##### Material
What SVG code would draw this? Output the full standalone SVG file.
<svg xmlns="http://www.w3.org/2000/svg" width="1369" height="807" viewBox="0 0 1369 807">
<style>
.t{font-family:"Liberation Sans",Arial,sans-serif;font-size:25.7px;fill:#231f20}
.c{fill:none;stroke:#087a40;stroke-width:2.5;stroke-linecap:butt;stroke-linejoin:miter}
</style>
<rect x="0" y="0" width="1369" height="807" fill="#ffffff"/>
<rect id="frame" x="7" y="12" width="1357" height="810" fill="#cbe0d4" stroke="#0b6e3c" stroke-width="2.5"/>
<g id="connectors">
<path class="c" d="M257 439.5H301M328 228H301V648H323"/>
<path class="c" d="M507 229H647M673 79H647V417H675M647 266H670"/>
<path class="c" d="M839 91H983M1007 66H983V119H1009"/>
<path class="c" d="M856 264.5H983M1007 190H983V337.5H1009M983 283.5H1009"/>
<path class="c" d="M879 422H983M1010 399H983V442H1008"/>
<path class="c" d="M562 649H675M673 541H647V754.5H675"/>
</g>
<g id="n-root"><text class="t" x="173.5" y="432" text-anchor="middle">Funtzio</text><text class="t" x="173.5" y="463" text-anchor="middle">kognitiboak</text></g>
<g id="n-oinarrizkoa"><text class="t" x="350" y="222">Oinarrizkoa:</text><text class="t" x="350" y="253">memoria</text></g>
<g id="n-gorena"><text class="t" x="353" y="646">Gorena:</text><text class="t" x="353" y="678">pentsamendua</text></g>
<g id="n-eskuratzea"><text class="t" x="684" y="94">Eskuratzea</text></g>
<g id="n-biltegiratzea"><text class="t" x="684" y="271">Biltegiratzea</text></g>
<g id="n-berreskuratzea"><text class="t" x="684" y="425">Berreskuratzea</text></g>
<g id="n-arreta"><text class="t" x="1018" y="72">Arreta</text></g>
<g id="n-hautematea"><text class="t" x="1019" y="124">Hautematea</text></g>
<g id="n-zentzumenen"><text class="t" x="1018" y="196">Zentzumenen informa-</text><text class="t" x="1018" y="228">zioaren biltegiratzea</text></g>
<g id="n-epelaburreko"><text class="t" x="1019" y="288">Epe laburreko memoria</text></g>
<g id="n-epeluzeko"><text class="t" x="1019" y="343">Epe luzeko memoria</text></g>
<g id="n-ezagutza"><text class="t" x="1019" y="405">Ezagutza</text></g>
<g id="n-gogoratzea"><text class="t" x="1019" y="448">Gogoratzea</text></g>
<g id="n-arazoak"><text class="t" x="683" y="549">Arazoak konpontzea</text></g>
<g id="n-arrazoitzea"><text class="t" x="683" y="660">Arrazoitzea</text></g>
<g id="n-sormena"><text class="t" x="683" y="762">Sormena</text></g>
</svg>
##########
##### Material
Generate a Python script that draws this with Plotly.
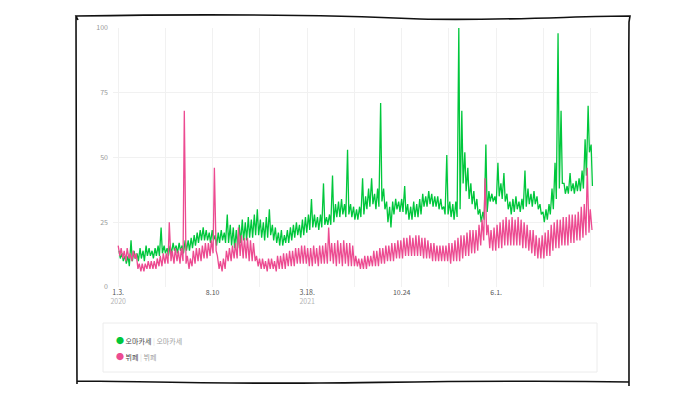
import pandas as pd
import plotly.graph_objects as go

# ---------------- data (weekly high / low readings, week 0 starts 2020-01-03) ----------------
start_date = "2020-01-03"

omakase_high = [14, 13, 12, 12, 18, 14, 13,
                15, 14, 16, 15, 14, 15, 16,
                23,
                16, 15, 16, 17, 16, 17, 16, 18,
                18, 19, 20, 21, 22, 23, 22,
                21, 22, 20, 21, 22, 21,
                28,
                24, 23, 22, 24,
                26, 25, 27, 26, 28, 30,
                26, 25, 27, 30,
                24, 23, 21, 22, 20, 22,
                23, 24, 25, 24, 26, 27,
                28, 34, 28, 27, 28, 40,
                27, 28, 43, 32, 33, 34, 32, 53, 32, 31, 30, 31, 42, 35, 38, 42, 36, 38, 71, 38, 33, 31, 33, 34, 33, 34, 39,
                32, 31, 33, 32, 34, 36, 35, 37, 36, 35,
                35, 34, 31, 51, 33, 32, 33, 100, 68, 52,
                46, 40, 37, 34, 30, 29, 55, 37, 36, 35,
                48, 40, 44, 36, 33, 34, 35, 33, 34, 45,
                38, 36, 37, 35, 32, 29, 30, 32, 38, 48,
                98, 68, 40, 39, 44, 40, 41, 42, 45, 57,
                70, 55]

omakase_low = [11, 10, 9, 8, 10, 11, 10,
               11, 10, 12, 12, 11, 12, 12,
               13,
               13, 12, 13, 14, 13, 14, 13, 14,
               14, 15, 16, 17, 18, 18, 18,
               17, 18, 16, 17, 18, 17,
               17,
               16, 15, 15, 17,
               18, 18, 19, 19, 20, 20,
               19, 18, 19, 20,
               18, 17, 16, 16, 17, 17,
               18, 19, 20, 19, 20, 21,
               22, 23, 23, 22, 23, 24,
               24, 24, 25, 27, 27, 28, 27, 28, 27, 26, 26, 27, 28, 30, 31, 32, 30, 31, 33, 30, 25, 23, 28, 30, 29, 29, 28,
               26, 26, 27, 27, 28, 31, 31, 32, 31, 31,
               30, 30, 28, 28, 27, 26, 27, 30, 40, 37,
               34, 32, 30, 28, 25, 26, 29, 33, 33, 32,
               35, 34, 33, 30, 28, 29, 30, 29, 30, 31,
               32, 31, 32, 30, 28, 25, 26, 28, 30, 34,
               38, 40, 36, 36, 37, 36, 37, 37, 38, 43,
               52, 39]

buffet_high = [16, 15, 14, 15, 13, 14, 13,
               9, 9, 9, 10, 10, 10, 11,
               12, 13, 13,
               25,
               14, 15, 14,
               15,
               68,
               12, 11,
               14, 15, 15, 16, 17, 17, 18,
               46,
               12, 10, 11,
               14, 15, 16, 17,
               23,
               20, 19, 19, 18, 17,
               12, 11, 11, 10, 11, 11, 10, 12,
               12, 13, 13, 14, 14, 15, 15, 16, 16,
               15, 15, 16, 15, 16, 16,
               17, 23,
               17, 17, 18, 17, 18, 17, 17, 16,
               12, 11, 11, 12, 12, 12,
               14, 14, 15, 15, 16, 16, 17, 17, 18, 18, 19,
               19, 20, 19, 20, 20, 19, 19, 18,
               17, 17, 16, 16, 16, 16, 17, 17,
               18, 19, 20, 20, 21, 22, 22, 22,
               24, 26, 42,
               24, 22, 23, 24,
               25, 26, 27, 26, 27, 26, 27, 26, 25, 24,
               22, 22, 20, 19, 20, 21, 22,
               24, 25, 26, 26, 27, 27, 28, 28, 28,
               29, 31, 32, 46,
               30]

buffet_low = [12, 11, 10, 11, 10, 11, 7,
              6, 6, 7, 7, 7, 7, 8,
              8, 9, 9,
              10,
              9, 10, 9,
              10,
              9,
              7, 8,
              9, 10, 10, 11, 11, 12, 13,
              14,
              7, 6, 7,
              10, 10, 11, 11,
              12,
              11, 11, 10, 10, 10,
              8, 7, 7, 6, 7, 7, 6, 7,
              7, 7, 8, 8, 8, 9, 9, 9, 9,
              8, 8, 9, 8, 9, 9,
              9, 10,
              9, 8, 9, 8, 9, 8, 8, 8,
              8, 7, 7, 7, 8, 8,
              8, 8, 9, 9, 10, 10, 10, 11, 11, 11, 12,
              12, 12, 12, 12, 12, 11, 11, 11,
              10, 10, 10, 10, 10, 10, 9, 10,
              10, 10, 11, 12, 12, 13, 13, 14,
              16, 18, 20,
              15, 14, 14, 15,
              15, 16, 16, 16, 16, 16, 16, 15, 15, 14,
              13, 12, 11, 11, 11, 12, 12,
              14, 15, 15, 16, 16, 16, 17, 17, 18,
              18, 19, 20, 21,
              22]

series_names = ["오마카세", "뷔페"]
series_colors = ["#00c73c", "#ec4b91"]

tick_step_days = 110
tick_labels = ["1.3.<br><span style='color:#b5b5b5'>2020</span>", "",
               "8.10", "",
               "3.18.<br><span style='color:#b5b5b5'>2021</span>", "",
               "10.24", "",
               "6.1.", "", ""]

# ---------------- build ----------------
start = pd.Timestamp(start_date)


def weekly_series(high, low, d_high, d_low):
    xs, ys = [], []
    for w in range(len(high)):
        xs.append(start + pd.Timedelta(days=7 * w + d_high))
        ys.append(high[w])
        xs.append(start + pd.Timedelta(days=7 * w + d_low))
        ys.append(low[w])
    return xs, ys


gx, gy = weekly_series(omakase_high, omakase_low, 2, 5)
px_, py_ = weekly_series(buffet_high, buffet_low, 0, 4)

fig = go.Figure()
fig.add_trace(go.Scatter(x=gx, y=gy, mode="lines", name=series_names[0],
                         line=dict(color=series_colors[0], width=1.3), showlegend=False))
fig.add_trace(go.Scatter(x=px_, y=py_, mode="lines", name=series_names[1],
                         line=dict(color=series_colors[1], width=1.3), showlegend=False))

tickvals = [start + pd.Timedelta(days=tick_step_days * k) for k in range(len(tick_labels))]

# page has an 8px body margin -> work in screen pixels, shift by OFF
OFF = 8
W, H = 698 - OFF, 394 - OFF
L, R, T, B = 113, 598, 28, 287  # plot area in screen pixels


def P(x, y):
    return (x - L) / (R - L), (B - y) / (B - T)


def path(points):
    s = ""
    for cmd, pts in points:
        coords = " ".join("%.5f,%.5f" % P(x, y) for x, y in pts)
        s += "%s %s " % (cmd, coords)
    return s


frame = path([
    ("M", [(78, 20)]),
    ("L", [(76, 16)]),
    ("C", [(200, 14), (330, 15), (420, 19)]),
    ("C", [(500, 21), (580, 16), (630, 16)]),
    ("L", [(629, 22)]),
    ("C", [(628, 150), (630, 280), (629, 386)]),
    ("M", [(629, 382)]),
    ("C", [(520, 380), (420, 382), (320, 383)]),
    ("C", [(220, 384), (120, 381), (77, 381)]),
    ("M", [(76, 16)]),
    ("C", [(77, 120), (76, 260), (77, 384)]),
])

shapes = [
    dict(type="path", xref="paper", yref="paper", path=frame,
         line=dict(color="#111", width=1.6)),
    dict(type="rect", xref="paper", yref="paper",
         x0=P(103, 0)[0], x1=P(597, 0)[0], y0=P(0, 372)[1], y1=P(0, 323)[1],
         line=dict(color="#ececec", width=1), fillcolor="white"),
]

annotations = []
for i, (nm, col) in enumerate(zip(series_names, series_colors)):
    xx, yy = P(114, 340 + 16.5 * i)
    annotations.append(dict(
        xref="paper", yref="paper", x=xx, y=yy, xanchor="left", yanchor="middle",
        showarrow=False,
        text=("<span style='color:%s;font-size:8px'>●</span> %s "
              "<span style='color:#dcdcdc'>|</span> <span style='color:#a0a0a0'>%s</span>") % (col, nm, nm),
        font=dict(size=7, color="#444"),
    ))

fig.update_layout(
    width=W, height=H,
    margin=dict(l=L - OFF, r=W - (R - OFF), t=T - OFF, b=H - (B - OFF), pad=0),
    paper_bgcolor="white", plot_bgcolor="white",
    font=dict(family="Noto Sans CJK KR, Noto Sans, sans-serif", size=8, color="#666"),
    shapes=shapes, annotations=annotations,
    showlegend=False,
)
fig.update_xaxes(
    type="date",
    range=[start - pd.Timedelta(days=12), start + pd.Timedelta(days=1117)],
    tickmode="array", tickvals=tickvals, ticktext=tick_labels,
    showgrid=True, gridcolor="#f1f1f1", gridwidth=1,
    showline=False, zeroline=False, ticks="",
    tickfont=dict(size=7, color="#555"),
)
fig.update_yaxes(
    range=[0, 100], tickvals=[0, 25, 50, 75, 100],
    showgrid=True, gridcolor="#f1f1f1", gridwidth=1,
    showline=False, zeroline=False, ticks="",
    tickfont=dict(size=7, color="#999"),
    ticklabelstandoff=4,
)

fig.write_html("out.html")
##########
##### Material
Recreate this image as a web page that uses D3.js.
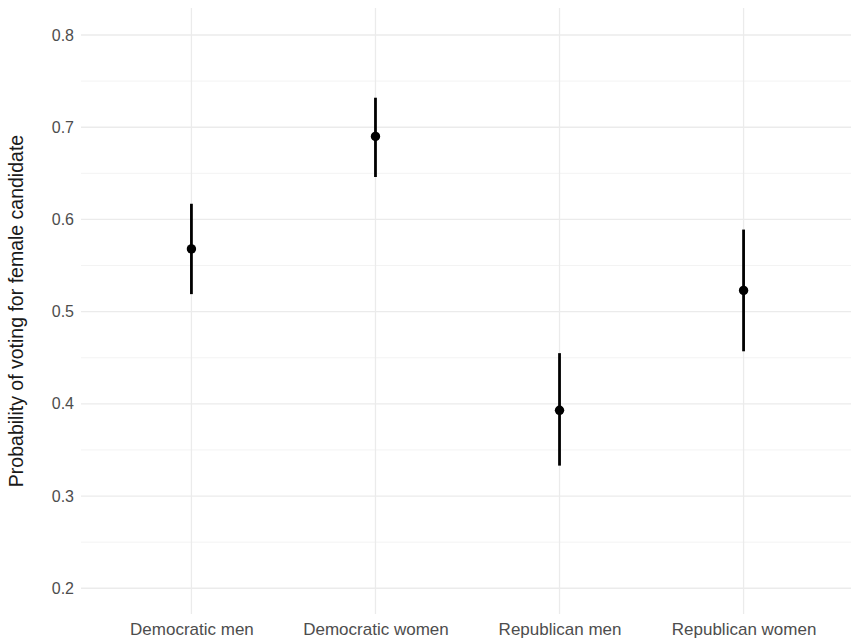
##########
Required work: Pull out each line containing the word "this" and copy it.

Task response:
What SVG code would draw this? Output the full standalone SVG file.
Generate a Python script that draws this with Plotly.
Recreate this image as a web page that uses D3.js.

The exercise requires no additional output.